The bank said its slightly lower forecasts are now 22%/15% below Bloomberg consensus adjusted EBITDA for FY25/26, respectively.

"Additionally, with higher interest costs post re-fi and adjusting for royalty payments to the JV, we are now not forecasting positive FCF/earnings per share until FY27, which makes valuation more challenging, in our view.

"With the positive catalyst of the re-fi now played out, we think the focus shifts to Asos's fundamentals, and we view the risk/reward as skewed to the downside."

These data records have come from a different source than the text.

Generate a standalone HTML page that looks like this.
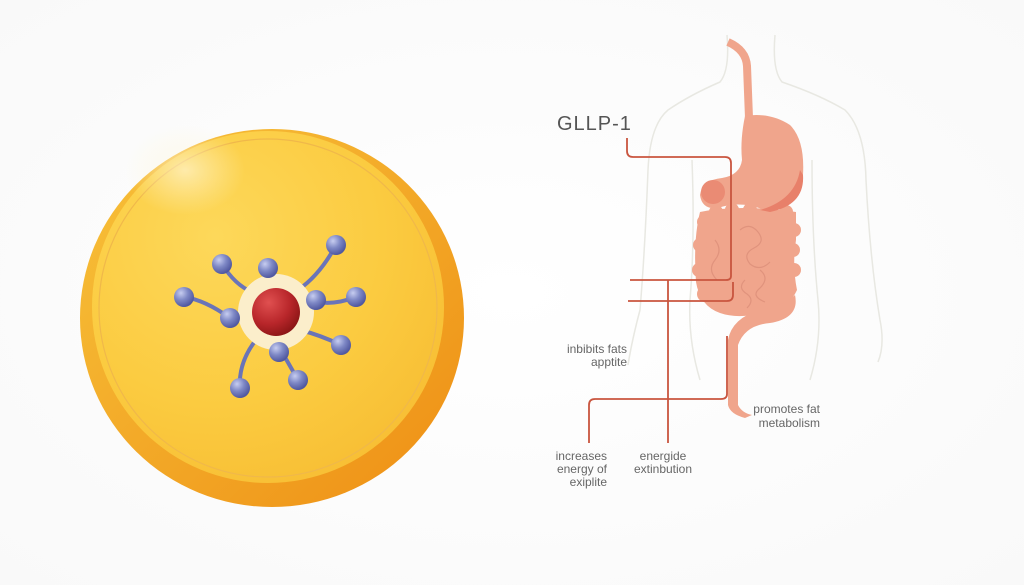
<!DOCTYPE html>
<html><head><meta charset="utf-8"><style>
html,body{margin:0;padding:0;background:#fff;}
svg{display:block}
text{font-family:"Liberation Sans",sans-serif;}
</style></head><body>
<svg width="1024" height="585" viewBox="0 0 1024 585" xmlns="http://www.w3.org/2000/svg">
<defs>
<radialGradient id="bg" cx="0.5" cy="0.5" r="0.7"><stop offset="0" stop-color="#ffffff"/><stop offset="1" stop-color="#f9f9f9"/></radialGradient>
<linearGradient id="rim" x1="0" y1="0" x2="1" y2="1"><stop offset="0" stop-color="#f7c23a"/><stop offset="0.6" stop-color="#f2a424"/><stop offset="1" stop-color="#ee8e14"/></linearGradient>
<radialGradient id="face" cx="0.35" cy="0.3" r="0.8"><stop offset="0" stop-color="#fdd85a"/><stop offset="0.6" stop-color="#fbcb40"/><stop offset="1" stop-color="#f7bd33"/></radialGradient>
<radialGradient id="glow" cx="0.5" cy="0.5" r="0.5"><stop offset="0" stop-color="#fffbe8" stop-opacity="0.6"/><stop offset="1" stop-color="#fff6d0" stop-opacity="0"/></radialGradient>
<radialGradient id="ball" cx="0.35" cy="0.3" r="0.7"><stop offset="0" stop-color="#c7cdf0"/><stop offset="0.5" stop-color="#7f89c6"/><stop offset="1" stop-color="#5058a0"/></radialGradient>
<radialGradient id="red" cx="0.35" cy="0.3" r="0.75"><stop offset="0" stop-color="#e05050"/><stop offset="0.6" stop-color="#b8262a"/><stop offset="1" stop-color="#8a1515"/></radialGradient>
</defs>
<rect width="1024" height="585" fill="url(#bg)"/>
<!-- coin -->
<ellipse cx="272" cy="318" rx="192" ry="189" fill="url(#rim)"/>
<circle cx="268" cy="307" r="176" fill="url(#face)"/>
<circle cx="268" cy="308" r="169" fill="none" stroke="#f0b84a" stroke-width="1.2"/>
<ellipse cx="185" cy="170" rx="60" ry="45" fill="url(#glow)"/>
<!-- molecule stems -->
<g stroke="#6a74b8" stroke-width="4" fill="none" stroke-linecap="round">
<path d="M222 264 Q235 285 252 292"/>
<path d="M268 268 L272 285"/>
<path d="M336 245 Q320 275 298 290"/>
<path d="M184 297 Q205 300 230 318"/>
<path d="M316 300 L296 305"/>
<path d="M356 297 Q335 305 318 302"/>
<path d="M341 345 Q320 335 300 330"/>
<path d="M298 380 L282 352"/>
<path d="M240 388 Q238 360 260 335"/>
</g>
<circle cx="276" cy="312" r="38" fill="#fbeecb"/>
<circle cx="276" cy="312" r="24" fill="url(#red)"/>
<g fill="url(#ball)">
<circle cx="222" cy="264" r="10"/><circle cx="268" cy="268" r="10"/><circle cx="336" cy="245" r="10"/>
<circle cx="184" cy="297" r="10"/><circle cx="230" cy="318" r="10"/><circle cx="316" cy="300" r="10"/>
<circle cx="356" cy="297" r="10"/><circle cx="279" cy="352" r="10"/><circle cx="341" cy="345" r="10"/>
<circle cx="298" cy="380" r="10"/><circle cx="240" cy="388" r="10"/>
</g>
<!-- body outline -->
<g stroke="#e8e8e2" stroke-width="1.5" fill="none">
<path d="M727 35 Q730 70 720 82 Q690 95 668 110 Q650 125 648 170 Q645 250 640 310 Q632 340 628 365"/>
<path d="M775 35 Q772 70 782 82 Q820 95 845 110 Q865 130 866 180 Q870 260 880 320 Q885 345 878 362"/>
<path d="M692 160 Q695 240 690 300 Q688 340 700 380"/>
<path d="M812 160 Q812 240 818 300 Q822 340 810 380"/>
</g>
<!-- digestive -->
<path d="M728 42 Q746 50 747 66 L749 118" stroke="#f0a58c" stroke-width="8" fill="none"/>
<g fill="#f0a58c">
<path d="M745 116 Q740 140 742 160 Q740 175 722 178 Q702 180 700 195 Q702 210 718 208 Q740 200 765 210 Q800 205 803 175 Q805 140 790 125 Q770 112 745 116 Z"/>
<path d="M700 212 Q740 204 796 212 L796 240 Q792 265 797 290 Q790 306 770 311 Q740 320 720 313 Q700 306 696 282 Q693 240 700 212 Z"/>
<path d="M795 295 Q800 318 770 323 Q745 325 738 345 L738 405 Q742 413 752 415 L745 418 Q730 414 728 405 L728 340 Q732 318 760 310 Q785 305 795 295 Z"/>
</g>
<g fill="#f0a58c">
<circle cx="704" cy="222" r="7"/><circle cx="716" cy="212" r="7"/><circle cx="732" cy="210" r="7"/><circle cx="750" cy="210" r="7"/><circle cx="768" cy="210" r="7"/><circle cx="786" cy="212" r="7"/>
<circle cx="794" cy="230" r="7"/><circle cx="793" cy="250" r="7"/><circle cx="794" cy="270" r="7"/><circle cx="700" cy="245" r="7"/><circle cx="699" cy="270" r="7"/><circle cx="705" cy="294" r="8"/>
</g>
<path d="M800 170 Q795 200 760 210 L770 212 Q805 205 803 175 Z" fill="#e8806a"/>
<circle cx="713" cy="192" r="12" fill="#ea8b74"/>
<g stroke="#e0937d" stroke-width="1.2" fill="none">
<path d="M740 230 q10 -8 18 2 q8 10 -4 16 q-12 6 -4 16 q10 8 20 -2 M715 240 q8 10 0 20 q-8 10 2 20 M760 270 q10 8 0 18 q-10 8 5 14 M745 280 q-8 8 2 14 q8 6 0 14"/>
</g>
<!-- connectors -->
<g stroke="#c9553f" stroke-width="1.8" fill="none">
<path d="M627 138 L627 151 Q627 157 633 157 L725 157 Q731 157 731 163 L731 276 Q731 280 726 280 L630 280"/>
<path d="M628 301 L727 301 Q733 301 733 295 L733 282"/>
<path d="M668 280 L668 443"/>
<path d="M727 336 L727 394 Q727 399 721 399 L595 399 Q589 399 589 405 L589 443"/>
</g>
<!-- text -->
<text x="557" y="130" font-size="20" fill="#555" letter-spacing="1">GLLP-1</text>
<g font-size="12" fill="#666">
<text x="627" y="353" text-anchor="end">inbibits fats</text>
<text x="627" y="366" text-anchor="end">apptite</text>
<text x="820" y="413" text-anchor="end">promotes fat</text>
<text x="820" y="427" text-anchor="end">metabolism</text>
<text x="607" y="460" text-anchor="end">increases</text>
<text x="607" y="473" text-anchor="end">energy of</text>
<text x="607" y="486" text-anchor="end">exiplite</text>
<text x="663" y="460" text-anchor="middle">energide</text>
<text x="663" y="473" text-anchor="middle">extinbution</text>
</g>
</svg>
</body></html>
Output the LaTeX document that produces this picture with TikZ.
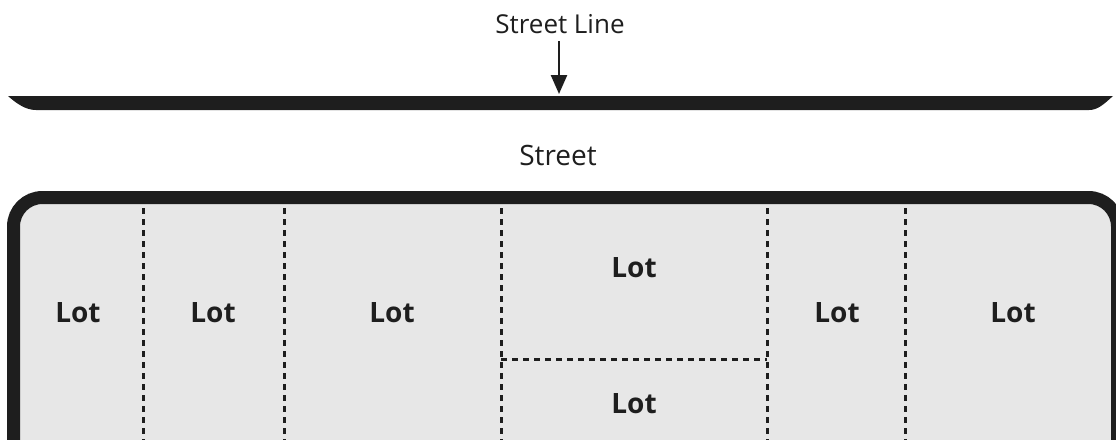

Amongst other commerce platforms in its EU Internet coverage, Barclays said it prefer names that have positive and accelerating growth with well-capitalised balance sheets and EPS/FCF valuation support in 2026, such as Deliveroo, which it rates at ‘overweight’.

"We see Asos as a relative UW on that basis," it said.

At 1300 BST, Asos shares were down 3.8% at 418.80p.